Curiosamente, no mundo romano, a ideia de justiça não se desenvolve da mesma forma. Ao contrário do que se pensa, os romanos eram incrivelmente pragmáticos, sem muitas divagações sobre o que é o justo, de forma abstrata. Assim, em Roma, a justiça e o direito representavam a mesma coisa, um fenômeno que continuava a ostentar o caráter sagrado, consistente na aplicação da prudência. Daí advém a palavra “jurisprudência” (a aplicação prudencial do direito, como explica Tércio Ferraz Jr.).

Posteriormente, no período medieval, autores como Tomás de Aquino e Agostinho, que se dedicaram às obras aristotélicas, desenvolveram (e repetirão) os conceitos trazidos por Aristóteles e também por Ulpiano, somando-se as noções de igualdade e de justiça como ato de “dar a cada um o que é seu”.


[1]    FERRY, Luc.
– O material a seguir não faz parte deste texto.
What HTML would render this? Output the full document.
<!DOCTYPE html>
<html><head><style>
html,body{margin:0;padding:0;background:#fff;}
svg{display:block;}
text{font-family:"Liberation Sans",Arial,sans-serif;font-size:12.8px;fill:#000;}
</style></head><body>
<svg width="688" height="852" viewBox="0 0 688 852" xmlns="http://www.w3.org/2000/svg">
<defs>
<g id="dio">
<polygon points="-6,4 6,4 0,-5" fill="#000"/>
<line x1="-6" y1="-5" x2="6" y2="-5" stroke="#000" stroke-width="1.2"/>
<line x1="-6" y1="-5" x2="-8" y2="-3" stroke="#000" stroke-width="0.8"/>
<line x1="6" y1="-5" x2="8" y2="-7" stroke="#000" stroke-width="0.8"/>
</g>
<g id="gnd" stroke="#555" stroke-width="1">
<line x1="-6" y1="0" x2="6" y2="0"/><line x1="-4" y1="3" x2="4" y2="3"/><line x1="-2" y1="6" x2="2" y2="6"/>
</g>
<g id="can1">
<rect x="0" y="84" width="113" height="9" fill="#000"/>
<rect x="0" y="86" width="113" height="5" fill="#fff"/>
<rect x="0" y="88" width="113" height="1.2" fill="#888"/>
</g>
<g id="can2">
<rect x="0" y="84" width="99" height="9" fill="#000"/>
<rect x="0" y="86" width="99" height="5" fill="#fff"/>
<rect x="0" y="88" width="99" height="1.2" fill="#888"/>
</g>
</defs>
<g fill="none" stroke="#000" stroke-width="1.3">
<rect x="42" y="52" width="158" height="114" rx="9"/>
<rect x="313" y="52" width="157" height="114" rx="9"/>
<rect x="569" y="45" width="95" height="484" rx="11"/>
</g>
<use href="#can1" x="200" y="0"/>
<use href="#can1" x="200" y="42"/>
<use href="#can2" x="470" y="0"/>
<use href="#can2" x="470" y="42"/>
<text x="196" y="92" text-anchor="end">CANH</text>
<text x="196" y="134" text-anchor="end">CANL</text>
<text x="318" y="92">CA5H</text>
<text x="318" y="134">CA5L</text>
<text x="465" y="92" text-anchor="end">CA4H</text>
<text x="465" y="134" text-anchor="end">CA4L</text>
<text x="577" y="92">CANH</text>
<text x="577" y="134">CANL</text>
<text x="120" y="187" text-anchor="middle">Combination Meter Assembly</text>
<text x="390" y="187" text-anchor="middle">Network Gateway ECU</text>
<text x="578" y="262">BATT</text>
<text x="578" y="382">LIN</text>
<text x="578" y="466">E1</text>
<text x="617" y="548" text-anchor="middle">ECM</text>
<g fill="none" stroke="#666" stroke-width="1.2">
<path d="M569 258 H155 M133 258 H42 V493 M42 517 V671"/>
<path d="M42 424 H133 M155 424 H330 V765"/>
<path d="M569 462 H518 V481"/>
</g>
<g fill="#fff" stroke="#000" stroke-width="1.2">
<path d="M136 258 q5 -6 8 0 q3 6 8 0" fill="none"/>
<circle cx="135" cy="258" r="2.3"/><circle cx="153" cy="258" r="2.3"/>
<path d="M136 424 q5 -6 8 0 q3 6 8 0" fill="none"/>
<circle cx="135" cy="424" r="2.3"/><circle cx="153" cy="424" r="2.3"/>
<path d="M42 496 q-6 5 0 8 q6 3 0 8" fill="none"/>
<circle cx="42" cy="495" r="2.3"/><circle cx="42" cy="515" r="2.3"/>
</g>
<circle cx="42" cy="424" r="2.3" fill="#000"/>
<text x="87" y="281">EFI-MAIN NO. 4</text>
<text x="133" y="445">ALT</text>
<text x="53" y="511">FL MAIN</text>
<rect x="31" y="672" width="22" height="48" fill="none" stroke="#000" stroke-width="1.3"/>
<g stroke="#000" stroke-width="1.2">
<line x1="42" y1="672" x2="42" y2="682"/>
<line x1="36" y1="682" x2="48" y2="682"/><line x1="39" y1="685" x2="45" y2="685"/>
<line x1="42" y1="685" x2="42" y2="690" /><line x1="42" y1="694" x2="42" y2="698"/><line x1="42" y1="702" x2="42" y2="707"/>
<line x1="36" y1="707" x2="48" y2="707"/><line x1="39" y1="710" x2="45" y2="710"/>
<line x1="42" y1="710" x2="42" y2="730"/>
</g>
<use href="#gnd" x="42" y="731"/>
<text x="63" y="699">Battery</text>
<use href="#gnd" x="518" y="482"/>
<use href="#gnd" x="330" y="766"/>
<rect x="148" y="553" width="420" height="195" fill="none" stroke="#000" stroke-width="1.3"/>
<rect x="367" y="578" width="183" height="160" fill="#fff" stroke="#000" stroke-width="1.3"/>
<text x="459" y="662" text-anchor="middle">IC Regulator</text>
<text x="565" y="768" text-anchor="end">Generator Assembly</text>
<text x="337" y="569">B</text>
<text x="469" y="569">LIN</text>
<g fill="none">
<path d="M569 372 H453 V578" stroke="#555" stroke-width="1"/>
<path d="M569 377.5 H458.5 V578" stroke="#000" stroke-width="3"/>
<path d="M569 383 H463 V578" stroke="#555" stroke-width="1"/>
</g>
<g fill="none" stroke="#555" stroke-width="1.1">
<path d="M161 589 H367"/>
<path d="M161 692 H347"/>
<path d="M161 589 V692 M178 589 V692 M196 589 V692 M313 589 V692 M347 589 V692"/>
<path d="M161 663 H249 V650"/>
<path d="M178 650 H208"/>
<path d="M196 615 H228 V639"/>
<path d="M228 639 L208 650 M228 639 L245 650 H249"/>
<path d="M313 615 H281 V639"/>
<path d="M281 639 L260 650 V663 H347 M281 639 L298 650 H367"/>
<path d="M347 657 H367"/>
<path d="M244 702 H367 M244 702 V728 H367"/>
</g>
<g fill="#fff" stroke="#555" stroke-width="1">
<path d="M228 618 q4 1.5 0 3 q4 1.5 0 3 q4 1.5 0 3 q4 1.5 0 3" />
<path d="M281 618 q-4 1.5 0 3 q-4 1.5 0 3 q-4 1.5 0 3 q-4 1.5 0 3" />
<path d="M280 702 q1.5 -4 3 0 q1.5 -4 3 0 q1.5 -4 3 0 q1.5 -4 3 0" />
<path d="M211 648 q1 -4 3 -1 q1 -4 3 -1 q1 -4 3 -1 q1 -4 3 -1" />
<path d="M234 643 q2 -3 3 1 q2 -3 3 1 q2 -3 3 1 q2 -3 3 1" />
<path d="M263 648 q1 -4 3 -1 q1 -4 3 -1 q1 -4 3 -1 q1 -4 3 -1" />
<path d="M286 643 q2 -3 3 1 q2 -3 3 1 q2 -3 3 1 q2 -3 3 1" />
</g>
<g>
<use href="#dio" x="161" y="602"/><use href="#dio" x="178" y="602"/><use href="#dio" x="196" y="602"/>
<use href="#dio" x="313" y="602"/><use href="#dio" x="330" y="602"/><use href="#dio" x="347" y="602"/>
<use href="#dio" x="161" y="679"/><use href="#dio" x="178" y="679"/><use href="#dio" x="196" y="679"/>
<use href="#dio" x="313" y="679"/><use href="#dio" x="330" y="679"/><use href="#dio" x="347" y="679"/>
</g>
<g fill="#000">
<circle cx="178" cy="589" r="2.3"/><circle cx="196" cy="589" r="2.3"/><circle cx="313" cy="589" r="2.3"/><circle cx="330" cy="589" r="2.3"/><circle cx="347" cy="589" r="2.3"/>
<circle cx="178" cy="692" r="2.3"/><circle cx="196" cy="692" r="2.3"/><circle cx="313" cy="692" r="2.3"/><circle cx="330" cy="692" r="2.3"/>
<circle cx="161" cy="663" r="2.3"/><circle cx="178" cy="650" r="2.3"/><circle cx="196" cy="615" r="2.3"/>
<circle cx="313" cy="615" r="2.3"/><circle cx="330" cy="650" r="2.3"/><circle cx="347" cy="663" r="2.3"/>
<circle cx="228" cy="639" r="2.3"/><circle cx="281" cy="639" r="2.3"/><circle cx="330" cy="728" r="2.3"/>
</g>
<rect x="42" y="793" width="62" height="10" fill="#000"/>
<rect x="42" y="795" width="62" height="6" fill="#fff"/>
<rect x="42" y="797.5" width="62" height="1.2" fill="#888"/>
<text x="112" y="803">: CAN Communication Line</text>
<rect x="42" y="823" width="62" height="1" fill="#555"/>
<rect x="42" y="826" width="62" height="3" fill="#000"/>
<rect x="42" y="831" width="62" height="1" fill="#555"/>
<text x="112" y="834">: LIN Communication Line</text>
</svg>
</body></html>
Aprender a viver: filosofia para os novos tempos. Kindle edition. Rio de Janeiro: Objetiva, 2006, posição 491-496.

 

[2]    FERRY, Luc; CAPELIER, Claude. A mais bela história da filosofia. Rio de Janeiro: Bertrand Brasil, 2022, p. 29.

 

[3]    SANDEL, Michael. Justiça: o que é fazer a coisa certa. 6.ed. Rio de Janeiro: Civilização brasileira, 2012, p. 233.

 

[4]    SANDEL, Michael. Justiça: o que é fazer a coisa certa. 6.ed. Rio de Janeiro: Civilização brasileira, 2012, p. 234.

 

[5]    ARISTÓTELES. Ética a Nicômaco. Brasília: Editora Universidade de Brasília, 2.ª edição, 1992, p. 102.

 

[6]    Embora faça alusão ao critério da repartição de bens de acordo com o mérito de cada um, Aristóteles reconhece que não existe um critério único para definir o que se entende por mérito. Para os democráticos, o fundamental reside na liberdade; para os oligárquicos, na riqueza ou nobreza; para os aristocráticos, na virtude.

 

[7]    SANDEL, Michael. Justiça: o que é fazer a coisa certa. 6.ed. Rio de Janeiro: Civilização brasileira, 2012, p. 234.

 

[8]    BITTAR, Eduardo Carlos Bianca. Curso de filosofia do direito. 8. ed. São Paulo: Atlas, 2010, p. 135.

 

[9]    ARISTÓTELES. Ética à Nicômaco. São Paulo. Nova Cultural: 1996, p. 197.